Thursday, January 6, 2011

A Relapse of Sorts

My father told me more than once that no one really want to hear about all of our aches and pains.  In so many ways, he was absolutely right.  On the other hand, those words and the idea that we must always put our best face forward can be a trap that can ensnare us and keep us from being authentic.  Authenticity is important if one is to be a writer and if one is to be true to one's self.

I've had a relapse that has shocked me and caused me to take stock all over again about how devastating the loss of my daughter has been to me.  My therapist, yes, I've been seeing one for help with my loss, said she was not surprised at my new feelings of loss and sorrow.  I was doing too well she said not for her to expect it.
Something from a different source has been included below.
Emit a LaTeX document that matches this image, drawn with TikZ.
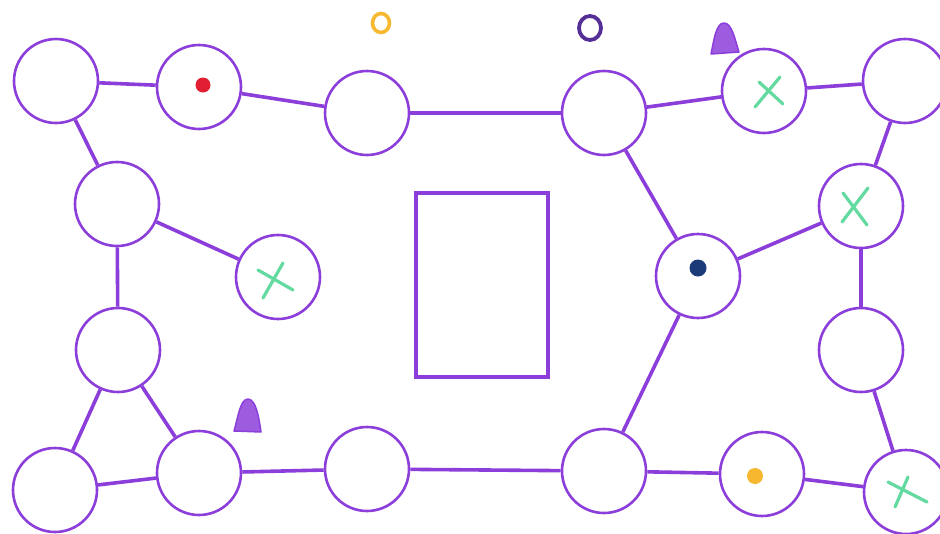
\documentclass[tikz,border=0pt]{standalone}
\definecolor{pur}{RGB}{140,62,218}
\definecolor{grn}{RGB}{98,218,160}
\definecolor{ylw}{RGB}{246,184,46}
\definecolor{dpur}{RGB}{84,48,150}
\definecolor{rd}{RGB}{226,30,50}
\definecolor{nvy}{RGB}{26,58,120}
\tikzset{
  nd/.style={circle,draw=pur,line width=2.6pt,minimum size=84pt,inner sep=0pt,fill=white},
  ed/.style={draw=pur,line width=3.6pt},
  xm/.style={draw=grn,line width=3.2pt,line cap=round},
  cone/.style={draw=pur,fill=pur!85,line width=1.5pt,line join=round},
}
\begin{document}
\begin{tikzpicture}[x=1pt,y=-1pt]
\useasboundingbox (0,0) rectangle (940,533);
% nodes
\node[nd] (a1) at (56,81) {};
\node[nd] (a2) at (199,87) {};
\node[nd] (a3) at (367,113) {};
\node[nd] (a4) at (604,113) {};
\node[nd] (a5) at (764,91) {};
\node[nd] (a6) at (905,81) {};
\node[nd] (b1) at (117,204) {};
\node[nd] (b2) at (278,277) {};
\node[nd] (b3) at (698,276) {};
\node[nd] (b4) at (861,206) {};
\node[nd] (c1) at (118,350) {};
\node[nd] (c2) at (861,350) {};
\node[nd] (d1) at (55,490) {};
\node[nd] (d2) at (199,473) {};
\node[nd] (d3) at (367,469) {};
\node[nd] (d4) at (604,471) {};
\node[nd] (d5) at (762,474) {};
\node[nd] (d6) at (906,492) {};
% edges
\draw[ed] (a1) -- (a2);
\draw[ed] (a2) -- (a3);
\draw[ed] (a3) -- (a4);
\draw[ed] (a4) -- (a5);
\draw[ed] (a5) -- (a6);
\draw[ed] (a1) -- (b1);
\draw[ed] (b1) -- (b2);
\draw[ed] (b1) -- (c1);
\draw[ed] (c1) -- (d1);
\draw[ed] (c1) -- (d2);
\draw[ed] (d1) -- (d2);
\draw[ed] (d2) -- (d3);
\draw[ed] (d3) -- (d4);
\draw[ed] (d4) -- (d5);
\draw[ed] (d5) -- (d6);
\draw[ed] (a4) -- (b3);
\draw[ed] (b3) -- (b4);
\draw[ed] (b3) -- (d4);
\draw[ed] (a6) -- (b4);
\draw[ed] (b4) -- (c2);
\draw[ed] (c2) -- (d6);
% rectangle
\node[draw=pur,line width=3.4pt,minimum width=132pt,minimum height=184pt,inner sep=0pt] (rect) at (482,285) {};
% markers
\fill[rd] (203,85) circle (7.5pt);
\fill[nvy] (698,268) circle (8.5pt);
\fill[ylw] (755,476) circle (8pt);
\draw[xm] (755,107) -- (780,77);
\draw[xm] (759,82) -- (783,104);
\draw[xm] (283,263) -- (263,298);
\draw[xm] (258,270) -- (293,290);
\draw[xm] (868,188) -- (842,222);
\draw[xm] (843,193) -- (867,225);
\draw[xm] (888,482) -- (927,502);
\draw[xm] (908,477) -- (895,507);
% rings
\draw[ylw,line width=3.6pt] (381,23) ellipse (8.5pt and 9.5pt);
\draw[dpur,line width=3.8pt] (590,28) ellipse (11pt and 12pt);
% cones
\draw[cone] (711,54) .. controls (714,40) and (716,23) .. (724,23) .. controls (732,23) and (735,40) .. (739,52) -- cycle;
\draw[cone] (234,431) .. controls (238,418) and (240,399) .. (248,399) .. controls (256,399) and (259,418) .. (261,432) -- cycle;
\end{tikzpicture}
\end{document}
And so, Christmas set me back, way back.  Along with the waves of sorrow, I've also suffered physical pain.  Since about December 21, I have had excruciating pain in my upper left quadrant of my back.  I've been under the care of my doctor, a chiropractor, a physical therapist, and a massage therapist.  I am going for my fifth massage in the past three weeks in just a few minutes.  Massage and heat help me the most.  Hopefully, we will soon find out what is causing this terrible pain.  Fibromyalgia has been suggested, but there is no diagnosis.  I am schedule to have MRI tests next week.

I hesitate to post this because of those old voices in the head about keeping our pain to ourselves, but if I am to record this journey that I am on honestly, I need to write about what trials I am going through.  Sympathy is not what one in my situation needs.  Support is what is needed.  I know that I have that, and for that I am grateful.